# WHAT NEEDS TO BE DONE:
Starting at the first line of the data, print each line verbatim up to and including the line bearing "p.set_linewidth(0.9)", omitting pictures.

# DATA PROVIDED:
+===+

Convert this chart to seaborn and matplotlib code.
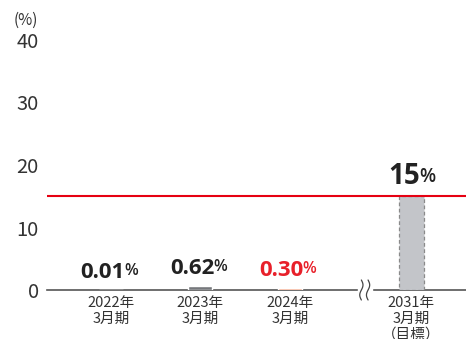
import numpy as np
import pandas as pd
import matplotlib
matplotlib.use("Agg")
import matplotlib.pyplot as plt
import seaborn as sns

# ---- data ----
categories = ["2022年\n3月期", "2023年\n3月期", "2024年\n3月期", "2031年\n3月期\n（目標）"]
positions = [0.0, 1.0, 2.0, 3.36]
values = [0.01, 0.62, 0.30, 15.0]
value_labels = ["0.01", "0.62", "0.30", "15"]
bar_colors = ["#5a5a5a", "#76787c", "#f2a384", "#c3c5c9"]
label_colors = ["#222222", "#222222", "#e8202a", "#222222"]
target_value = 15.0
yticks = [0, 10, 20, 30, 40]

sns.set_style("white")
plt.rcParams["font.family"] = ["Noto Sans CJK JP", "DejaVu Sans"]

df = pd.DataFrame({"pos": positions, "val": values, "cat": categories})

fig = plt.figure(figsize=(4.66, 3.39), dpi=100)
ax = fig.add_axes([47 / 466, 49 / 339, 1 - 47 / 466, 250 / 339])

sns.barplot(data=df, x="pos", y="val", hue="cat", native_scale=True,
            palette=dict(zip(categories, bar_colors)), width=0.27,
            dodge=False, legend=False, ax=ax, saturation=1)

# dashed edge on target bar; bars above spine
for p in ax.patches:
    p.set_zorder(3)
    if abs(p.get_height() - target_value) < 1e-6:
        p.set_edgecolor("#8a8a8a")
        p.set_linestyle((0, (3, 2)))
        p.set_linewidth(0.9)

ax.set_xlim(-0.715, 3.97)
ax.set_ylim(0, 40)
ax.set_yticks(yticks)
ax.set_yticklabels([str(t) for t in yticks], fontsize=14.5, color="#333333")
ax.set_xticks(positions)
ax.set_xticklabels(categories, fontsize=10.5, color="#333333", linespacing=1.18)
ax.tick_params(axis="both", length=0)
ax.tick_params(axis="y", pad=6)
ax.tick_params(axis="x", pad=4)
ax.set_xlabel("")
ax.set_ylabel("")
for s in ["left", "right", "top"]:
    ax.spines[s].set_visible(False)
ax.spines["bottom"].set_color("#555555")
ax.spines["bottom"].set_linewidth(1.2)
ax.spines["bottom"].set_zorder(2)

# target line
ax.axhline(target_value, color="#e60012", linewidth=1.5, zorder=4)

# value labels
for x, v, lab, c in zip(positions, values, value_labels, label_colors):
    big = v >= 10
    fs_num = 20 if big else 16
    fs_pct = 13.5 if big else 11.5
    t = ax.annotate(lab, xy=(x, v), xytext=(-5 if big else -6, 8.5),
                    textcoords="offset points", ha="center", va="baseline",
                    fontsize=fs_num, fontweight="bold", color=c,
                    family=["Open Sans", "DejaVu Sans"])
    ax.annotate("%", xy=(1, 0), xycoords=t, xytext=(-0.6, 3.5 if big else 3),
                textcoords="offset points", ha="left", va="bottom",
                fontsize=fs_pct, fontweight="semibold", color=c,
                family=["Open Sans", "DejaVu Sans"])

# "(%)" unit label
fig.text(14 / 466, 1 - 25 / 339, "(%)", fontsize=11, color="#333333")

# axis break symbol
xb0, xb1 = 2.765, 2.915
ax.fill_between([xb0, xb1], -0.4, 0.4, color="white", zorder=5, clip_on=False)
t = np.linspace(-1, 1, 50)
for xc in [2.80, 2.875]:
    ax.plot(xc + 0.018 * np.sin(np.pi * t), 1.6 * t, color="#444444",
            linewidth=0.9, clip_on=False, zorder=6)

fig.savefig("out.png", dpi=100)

+===+

# WRITTEN SOLUTION:
Convert this chart to seaborn and matplotlib code.
import numpy as np
import pandas as pd
import matplotlib
matplotlib.use("Agg")
import matplotlib.pyplot as plt
import seaborn as sns

# ---- data ----
categories = ["2022年\n3月期", "2023年\n3月期", "2024年\n3月期", "2031年\n3月期\n（目標）"]
positions = [0.0, 1.0, 2.0, 3.36]
values = [0.01, 0.62, 0.30, 15.0]
value_labels = ["0.01", "0.62", "0.30", "15"]
bar_colors = ["#5a5a5a", "#76787c", "#f2a384", "#c3c5c9"]
label_colors = ["#222222", "#222222", "#e8202a", "#222222"]
target_value = 15.0
yticks = [0, 10, 20, 30, 40]

sns.set_style("white")
plt.rcParams["font.family"] = ["Noto Sans CJK JP", "DejaVu Sans"]

df = pd.DataFrame({"pos": positions, "val": values, "cat": categories})

fig = plt.figure(figsize=(4.66, 3.39), dpi=100)
ax = fig.add_axes([47 / 466, 49 / 339, 1 - 47 / 466, 250 / 339])

sns.barplot(data=df, x="pos", y="val", hue="cat", native_scale=True,
            palette=dict(zip(categories, bar_colors)), width=0.27,
            dodge=False, legend=False, ax=ax, saturation=1)

# dashed edge on target bar; bars above spine
for p in ax.patches:
    p.set_zorder(3)
    if abs(p.get_height() - target_value) < 1e-6:
        p.set_edgecolor("#8a8a8a")
        p.set_linestyle((0, (3, 2)))
        p.set_linewidth(0.9)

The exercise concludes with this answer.